1918.01.12.De Worms et Cie Port-Saïd

Worms & Co.

Branches in Egypt: Cairo, Alexandria, Port Tewfik (Suez)

Port Said (Eypt), le 12 janvier 1918
Messieurs Worms & Cie - Paris

Messieurs,
S/S "Tibor". Ce vapeur, géré par la Marine, que nous venions de charger avec 75.000 caisses de benzine, a pris feu le 10 ct un peu avant 4 heures pm, alors que tous feux éteints il était remorqué du bassin pétrolier à l'avant-port. Il y a eu deux formidables explosions au moment où le navire passait les bureaux de la Compagnie du Canal, et le "Tibor", tout l'avant en flammes et chassant sur ses ancres que l'explosion avait dégagées, s'est arrêté dans le port en face et à une centaine de mètres de nos bureaux. A 7 h 30 du soir, les cales arrière ont fait explosion, et tout le navire n'a plus été qu'une masse de flammes. L'explosion, très violente, a fracassé nombre de vitres de nos bureaux.

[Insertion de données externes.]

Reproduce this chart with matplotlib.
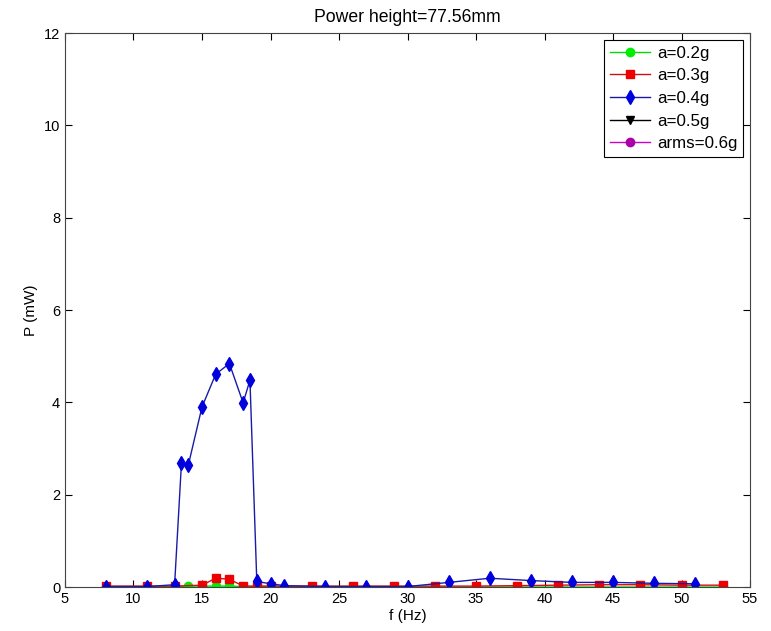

A 11 h du soir, alors que nous venions de faire évacuer à la rive Asie tous nos remorqueurs et canots automobiles, une dernière explosion, d'une violence inouïe, s'est produite et tout le quai a littéralement été bombardé, les chaudières ont dû sauter à ce moment-là, en même temps que les munitions du bord. Fort heureusement il n'y a pas eu chez nous d'accidents de personnes, et tout s'est borné à des dégâts matériels de peu d'importance, toutes nos vitres fracassées, crémones des portes enlevées et quelques boiseries des fenêtres ayant cédé. A côté du bureau, un morceau de tôle d'une vingtaine de kilos s'est abattu sur le toit du rez-de-chaussée occupé par notre magasinier Vital et a pénétré dans l'appartement. Vital et sa femme étaient heureusement absents. En ville dans un rayon de quelques centaines de mètres nombre de carreaux et de vitrines de magasins ont été fracassés. Il y a eu, nous dit-on, quelques accidents de personnes.

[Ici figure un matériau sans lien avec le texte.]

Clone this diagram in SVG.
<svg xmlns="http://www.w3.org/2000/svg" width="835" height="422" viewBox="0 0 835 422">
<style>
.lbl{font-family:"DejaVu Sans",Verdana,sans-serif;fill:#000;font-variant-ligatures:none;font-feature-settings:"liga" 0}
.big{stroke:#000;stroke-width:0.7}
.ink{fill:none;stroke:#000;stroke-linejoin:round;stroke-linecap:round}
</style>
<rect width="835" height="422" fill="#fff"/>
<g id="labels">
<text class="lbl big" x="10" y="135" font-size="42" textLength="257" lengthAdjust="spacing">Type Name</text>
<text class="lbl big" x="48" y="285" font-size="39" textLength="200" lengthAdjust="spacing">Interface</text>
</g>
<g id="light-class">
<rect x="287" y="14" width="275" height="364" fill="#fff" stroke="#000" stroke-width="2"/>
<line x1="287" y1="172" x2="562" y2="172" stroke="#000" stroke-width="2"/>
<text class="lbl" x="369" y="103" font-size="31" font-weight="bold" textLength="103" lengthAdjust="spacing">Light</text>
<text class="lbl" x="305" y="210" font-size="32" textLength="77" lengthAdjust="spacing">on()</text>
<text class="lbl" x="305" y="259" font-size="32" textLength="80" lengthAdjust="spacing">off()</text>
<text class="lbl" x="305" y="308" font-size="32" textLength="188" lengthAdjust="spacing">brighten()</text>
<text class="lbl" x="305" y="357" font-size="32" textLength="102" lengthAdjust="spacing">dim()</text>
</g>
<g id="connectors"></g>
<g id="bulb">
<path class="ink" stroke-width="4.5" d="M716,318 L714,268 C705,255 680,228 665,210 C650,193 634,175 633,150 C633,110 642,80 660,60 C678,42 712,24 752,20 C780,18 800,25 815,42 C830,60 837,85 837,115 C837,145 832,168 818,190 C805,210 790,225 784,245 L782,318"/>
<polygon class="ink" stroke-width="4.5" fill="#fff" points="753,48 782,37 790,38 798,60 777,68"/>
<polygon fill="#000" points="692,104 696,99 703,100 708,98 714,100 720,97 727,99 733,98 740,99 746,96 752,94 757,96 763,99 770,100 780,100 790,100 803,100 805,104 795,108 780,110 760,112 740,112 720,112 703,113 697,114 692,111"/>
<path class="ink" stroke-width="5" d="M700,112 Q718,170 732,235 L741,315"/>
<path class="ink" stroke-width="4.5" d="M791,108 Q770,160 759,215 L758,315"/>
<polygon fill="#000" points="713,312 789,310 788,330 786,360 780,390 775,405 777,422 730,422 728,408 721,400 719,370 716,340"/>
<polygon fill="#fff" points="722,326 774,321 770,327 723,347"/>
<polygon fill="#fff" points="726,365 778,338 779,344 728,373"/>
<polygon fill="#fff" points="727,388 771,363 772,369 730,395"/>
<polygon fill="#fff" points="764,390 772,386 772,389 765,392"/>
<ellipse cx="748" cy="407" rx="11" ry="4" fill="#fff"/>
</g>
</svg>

Depuis, le "Tibor" a brûlé comme une gigantesque lampe, et ce matin il se trouve presque immergé, toute une nappe de benzine brûlant autour, contenue par une ceinture de flotteurs isolants qu'on n'a d'ailleurs mis en place qu'hier dans l'après-midi, alors qu'on aurait dû le faire dès la première heure, comme nous l'avions fait remarquer hier à midi aux officiers qui sont venus nous voir pour procéder à une enquête sur les causes du sinistre.

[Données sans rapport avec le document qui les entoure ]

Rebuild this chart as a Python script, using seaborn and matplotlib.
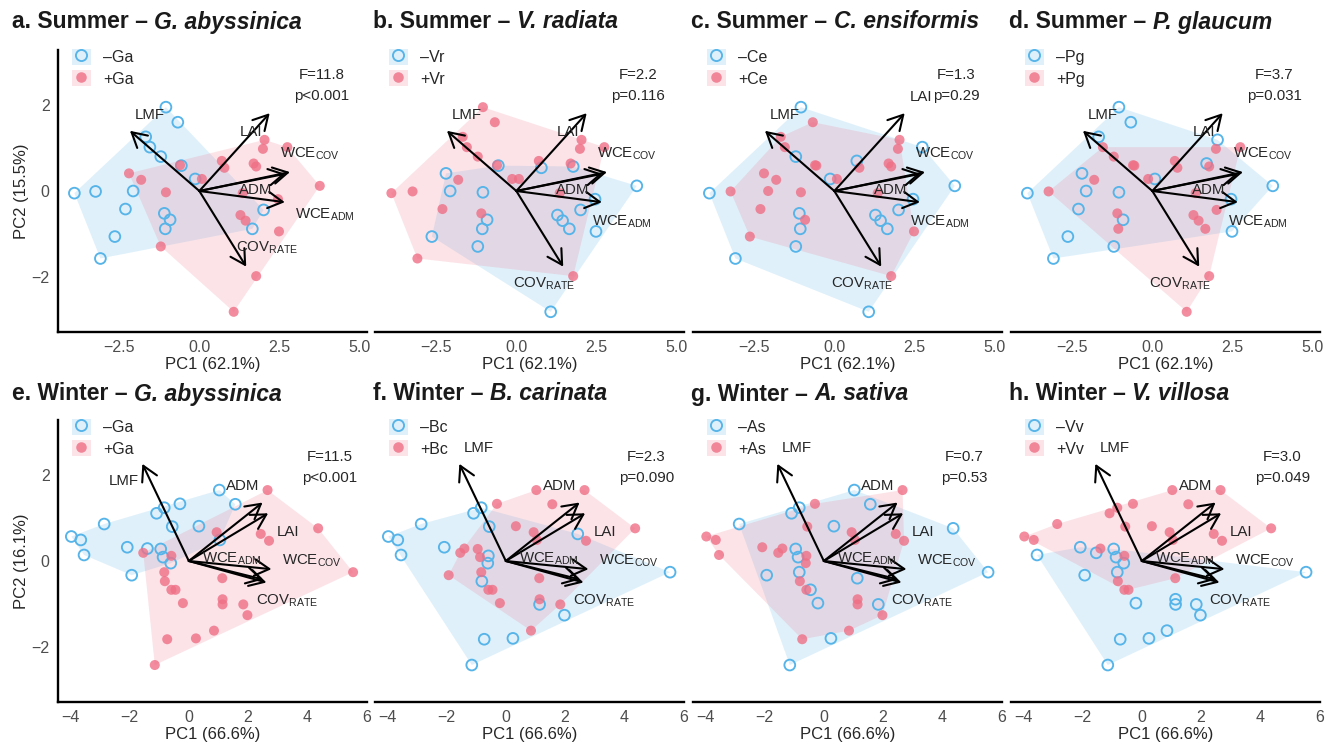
import numpy as np
import pandas as pd
import matplotlib
matplotlib.use("Agg")
import matplotlib.pyplot as plt
from matplotlib.patches import Polygon, Patch
from matplotlib.lines import Line2D
import seaborn as sns

# PCA scores, one set per season (the same plots in all four panels of a row)
summer_pc1 = [-1.04, -0.67, -1.67, -1.54, -1.20, -0.56, -0.60, -0.13, 0.08, -3.89,
              -3.23, -2.06, -2.30, -2.63, -3.08, -1.09, -0.91, -1.06, 1.65, 2.00,
              2.03, 1.98, 2.74, 0.70, 0.78, 1.69, 1.77, -2.19, -1.81, -1.04,
              3.75, 2.45, 1.28, 1.44, 2.48, -1.20, 1.77, 1.07, 1.35]
summer_pc2 = [1.95, 1.60, 1.26, 1.02, 0.80, 0.59, 0.60, 0.28, 0.28, -0.05,
              -0.01, 0.00, -0.42, -1.06, -1.57, -0.52, -0.67, -0.88, -0.88, -0.44,
              1.19, 0.98, 1.02, 0.70, 0.54, 0.64, 0.57, 0.41, 0.26, -0.03,
              0.12, -0.19, -0.56, -0.69, -0.94, -1.29, -1.98, -2.81, -0.05]

winter_pc1 = [-3.97, -3.65, -3.54, -2.86, -2.08, -1.93, -1.40, -1.09, -0.83, -0.30,
              -0.95, -0.87, -0.61, -0.56, 0.34, 1.03, 1.57, 1.05, -1.54, -0.59,
              -0.83, -0.81, -0.59, -0.45, -0.20, 0.94, 1.13, 1.14, 1.14, 1.84,
              1.98, 0.85, 0.24, -0.73, -1.15, 2.43, 2.71, 2.66, 4.37, 5.55]
winter_pc2 = [0.57, 0.49, 0.14, 0.86, 0.32, -0.33, 0.29, 1.11, 1.24, 1.33,
              0.28, 0.09, -0.05, 0.80, 0.81, 1.65, 1.32, 0.49, 0.19, 0.12,
              -0.26, -0.47, -0.67, -0.67, -0.98, 0.67, -0.40, -0.89, -1.01, -1.01,
              -1.26, -1.62, -1.80, -1.82, -2.42, 0.63, 0.47, 1.65, 0.76, -0.26]

# presence (1) / absence (0) of each cover crop species in the mixture
plus_ga_summer = [0, 0, 0, 0, 0, 0, 1, 0, 1, 0, 0, 0, 0, 0, 0, 0, 0, 0, 0, 0,
                  1, 1, 1, 1, 1, 1, 1, 1, 1, 1, 1, 1, 1, 1, 1, 1, 1, 1, 1]
plus_vr = [1, 1, 1, 1, 1, 0, 1, 1, 1, 1, 1, 0, 1, 0, 1, 1, 0, 0, 0, 0,
           1, 1, 1, 1, 0, 1, 0, 0, 1, 0, 0, 0, 0, 0, 0, 0, 1, 0, 1]
plus_ce = [0, 1, 1, 1, 0, 1, 1, 0, 1, 0, 1, 1, 1, 1, 0, 0, 1, 0, 0, 0,
           1, 1, 0, 0, 1, 1, 1, 1, 1, 1, 0, 0, 0, 0, 1, 0, 1, 0, 1]
plus_pg = [0, 0, 0, 1, 1, 1, 1, 1, 0, 0, 1, 0, 0, 0, 0, 1, 0, 1, 1, 1,
           0, 1, 1, 1, 1, 0, 1, 0, 1, 0, 0, 0, 1, 1, 0, 0, 1, 1, 1]

plus_ga_winter = [0] * 18 + [1] * 22
plus_bc = [0, 0, 0, 0, 0, 1, 1, 0, 0, 1, 1, 1, 0, 0, 1, 1, 1, 1, 1, 0,
           1, 0, 1, 1, 1, 1, 1, 1, 0, 1, 0, 1, 0, 0, 0, 0, 1, 1, 1, 0]
plus_as = [1, 1, 1, 0, 1, 0, 1, 0, 0, 1, 0, 0, 1, 1, 0, 0, 0, 1, 1, 1,
           0, 1, 1, 0, 0, 1, 0, 1, 1, 0, 1, 1, 0, 1, 0, 1, 1, 1, 0, 0]
plus_vv = [1, 1, 0, 1, 0, 0, 1, 1, 1, 1, 0, 0, 0, 1, 1, 1, 1, 1, 0, 1,
           0, 1, 1, 1, 0, 1, 1, 0, 0, 0, 0, 0, 0, 0, 0, 1, 1, 1, 1, 0]

# loading arrows
arrow_names = ["LMF", "LAI", "ADM", "WCE$_{COV}$", "WCE$_{ADM}$", "COV$_{RATE}$"]
summer_load_pc1 = [-2.16, 2.19, 2.68, 2.82, 2.66, 1.46]
summer_load_pc2 = [1.40, 1.81, 0.40, 0.44, -0.26, -1.76]
winter_load_pc1 = [-1.57, 2.68, 2.49, 2.79, 2.51, 2.62]
winter_load_pc2 = [2.26, 1.11, 1.36, -0.19, -0.43, -0.50]

# panels
letters = ["a", "b", "c", "d", "e", "f", "g", "h"]
seasons = ["Summer"] * 4 + ["Winter"] * 4
species = ["G. abyssinica", "V. radiata", "C. ensiformis", "P. glaucum",
           "G. abyssinica", "B. carinata", "A. sativa", "V. villosa"]
codes = ["Ga", "Vr", "Ce", "Pg", "Ga", "Bc", "As", "Vv"]
f_stats = ["11.8", "2.2", "1.3", "3.7", "11.5", "2.3", "0.7", "3.0"]
p_stats = ["p<0.001", "p=0.116", "p=0.29", "p=0.031", "p<0.001", "p=0.090", "p=0.53", "p=0.049"]
presence = [plus_ga_summer, plus_vr, plus_ce, plus_pg, plus_ga_winter, plus_bc, plus_as, plus_vv]

# label placement of the loading names (data units, following the figure)
summer_lab = {"LMF": (-1.55, 1.77), "LAI": (1.6, 1.38), "ADM": (1.74, 0.03),
              "WCE$_{COV}$": (3.43, 0.87), "WCE$_{ADM}$": (3.27, -0.71),
              "COV$_{RATE}$": (0.85, -2.17)}
winter_lab = {"LMF": (-0.93, 2.64), "LAI": (3.36, 0.67), "ADM": (1.83, 1.75),
              "WCE$_{COV}$": (4.15, 0.0), "WCE$_{ADM}$": (1.44, 0.04),
              "COV$_{RATE}$": (3.32, -0.93)}
lab_override = {"a": {"WCE$_{ADM}$": (3.9, -0.56), "COV$_{RATE}$": (2.1, -1.31)},
                "c": {"LAI": (2.71, 2.19)},
                "e": {"LMF": (-2.19, 1.86)}}

sns.set_style("white")
plt.rcParams["font.family"] = ["Liberation Sans", "DejaVu Sans"]
plt.rcParams["mathtext.default"] = "regular"

BLUE = "#56B4E9"
RED = "#EF6F86"


def convex_hull(x, y):
    pts = sorted(set(zip(x, y)))

    def cross(o, a, b):
        return (a[0] - o[0]) * (b[1] - o[1]) - (a[1] - o[1]) * (b[0] - o[0])

    lower, upper = [], []
    for p in pts:
        while len(lower) >= 2 and cross(lower[-2], lower[-1], p) <= 0:
            lower.pop()
        lower.append(p)
    for p in reversed(pts):
        while len(upper) >= 2 and cross(upper[-2], upper[-1], p) <= 0:
            upper.pop()
        upper.append(p)
    return lower[:-1] + upper[:-1]


fig = plt.figure(figsize=(13.35, 7.44), dpi=100)
lefts = [58, 375, 693, 1011]
W, H = 309, 282
tops = [50, 420]

for i in range(8):
    row, col = divmod(i, 4)
    ax = fig.add_axes([lefts[col] / 1335, 1 - (tops[row] + H) / 744, W / 1335, H / 744])
    summer = row == 0
    df = pd.DataFrame({
        "PC1": summer_pc1 if summer else winter_pc1,
        "PC2": summer_pc2 if summer else winter_pc2,
        "plus": presence[i],
    })
    minus_df = df[df["plus"] == 0]
    plus_df = df[df["plus"] == 1]

    # group hulls
    for sub, colr in [(minus_df, BLUE), (plus_df, RED)]:
        hull = convex_hull(sub["PC1"], sub["PC2"])
        ax.add_patch(Polygon(hull, closed=True, facecolor=colr, alpha=0.19,
                             edgecolor="none", zorder=1))

    sns.scatterplot(data=minus_df, x="PC1", y="PC2", ax=ax, marker="o", s=60,
                    facecolors="none", edgecolor=BLUE, linewidth=1.35, legend=False, zorder=3)
    sns.scatterplot(data=plus_df, x="PC1", y="PC2", ax=ax, marker="o", s=52,
                    color=RED, alpha=0.8, edgecolor="none", legend=False, zorder=3)

    # loadings
    lx = summer_load_pc1 if summer else winter_load_pc1
    ly = summer_load_pc2 if summer else winter_load_pc2
    for vx, vy in zip(lx, ly):
        ax.annotate("", xy=(vx, vy), xytext=(0, 0),
                    arrowprops=dict(arrowstyle="->,head_length=0.5,head_width=0.28",
                                    color="black", lw=1.5, shrinkA=0, shrinkB=0,
                                    mutation_scale=21), zorder=4)
    labs = dict(summer_lab if summer else winter_lab)
    labs.update(lab_override.get(letters[i], {}))
    for name in arrow_names:
        tx, ty = labs[name]
        ax.text(tx, ty, name, ha="center", va="center", fontsize=10.8, zorder=5)

    # PERMANOVA stats
    sx, sy1, sy2 = (3.8, 2.7, 2.2) if summer else (4.75, 2.42, 1.93)
    ax.text(sx, sy1, f"F={f_stats[i]}", ha="center", va="center", fontsize=10.8)
    ax.text(sx, sy2, p_stats[i], ha="center", va="center", fontsize=10.8)

    # legend
    handles = [(Patch(facecolor=BLUE, alpha=0.19, edgecolor="none"),
                Line2D([], [], ls="", marker="o", mfc="none", mec=BLUE, mew=1.35, ms=8)),
               (Patch(facecolor=RED, alpha=0.19, edgecolor="none"),
                Line2D([], [], ls="", marker="o", mfc=RED, mec="none", alpha=0.8, ms=7.6))]
    ax.legend(handles, ["\u2013" + codes[i], "+" + codes[i]], loc="upper left",
              bbox_to_anchor=(0.045, 1.005), frameon=False, fontsize=11.5,
              handlelength=1.2, handleheight=1.2, labelspacing=0.3,
              handletextpad=0.75, borderaxespad=0, borderpad=0)

    # axes
    if summer:
        ax.set_xlim(-4.4, 5.22)
        ax.set_xticks([-2.5, 0, 2.5, 5.0])
        ax.set_xticklabels(["\u22122.5", "0.0", "2.5", "5.0"])
        ax.set_xlabel("PC1 (62.1%)", fontsize=12, labelpad=1)
    else:
        ax.set_xlim(-4.42, 6.02)
        ax.set_xticks([-4, -2, 0, 2, 4, 6])
        ax.set_xlabel("PC1 (66.6%)", fontsize=12, labelpad=1)
    ax.set_ylim(-3.28, 3.28)
    ax.set_yticks([-2, 0, 2])
    sns.despine(ax=ax, left=(col != 0))
    for sp in ["bottom", "left"]:
        ax.spines[sp].set_linewidth(1.7)
        ax.spines[sp].set_color("black")
    ax.tick_params(axis="both", direction="out", length=4, width=1, color="#333333",
                   labelsize=11.5, labelcolor="#4D4D4D", pad=2)
    if col == 0:
        ax.set_ylabel("PC2 (15.5%)" if summer else "PC2 (16.1%)", fontsize=12, labelpad=2)
    else:
        ax.set_ylabel("")
        ax.tick_params(axis="y", left=False, labelleft=False)

    # title: bold part, then bold italic species name
    tx = 0.009 if col == 0 else (lefts[col] - 2) / 1335
    ty = 1 - (22 if summer else 394) / 744
    t1 = fig.text(tx, ty, f"{letters[i]}. {seasons[i]} \u2013 ", fontsize=16.5,
                  fontweight="bold", va="center", ha="left", color="#1a1a1a")
    ax.annotate(species[i], xy=(1, 0.5), xycoords=t1, va="center", ha="left",
                fontsize=16.5, fontweight="bold", fontstyle="italic", color="#1a1a1a",
                annotation_clip=False)

fig.savefig("out.png", dpi=100)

Nous ajouterons que nos journaliers avaient quitté le bord à 1 h 30, le 10, et qu'il ne restait plus alors sur le "Tibor" que l'équipage et un poste de sentinelles militaires, la Commission d'enquête nous a demandé de lui fournir une liste des journaliers, pointeurs et surveillants ayant travaillé à bord au cours du chargement, liste que nous établissons aujourd'hui. Il faut dire que ce bateau n'est pas du tout aménagé pour charger de la benzine en caisses, et qu'un bateau de ce genre est à la merci de la moindre imprudence. Il manquerait huit hommes de l'équipage ; le commandant, pilote et les officiers ont tous été sauvés.
Veuillez agréer, Messieurs, nos bien sincères salutations.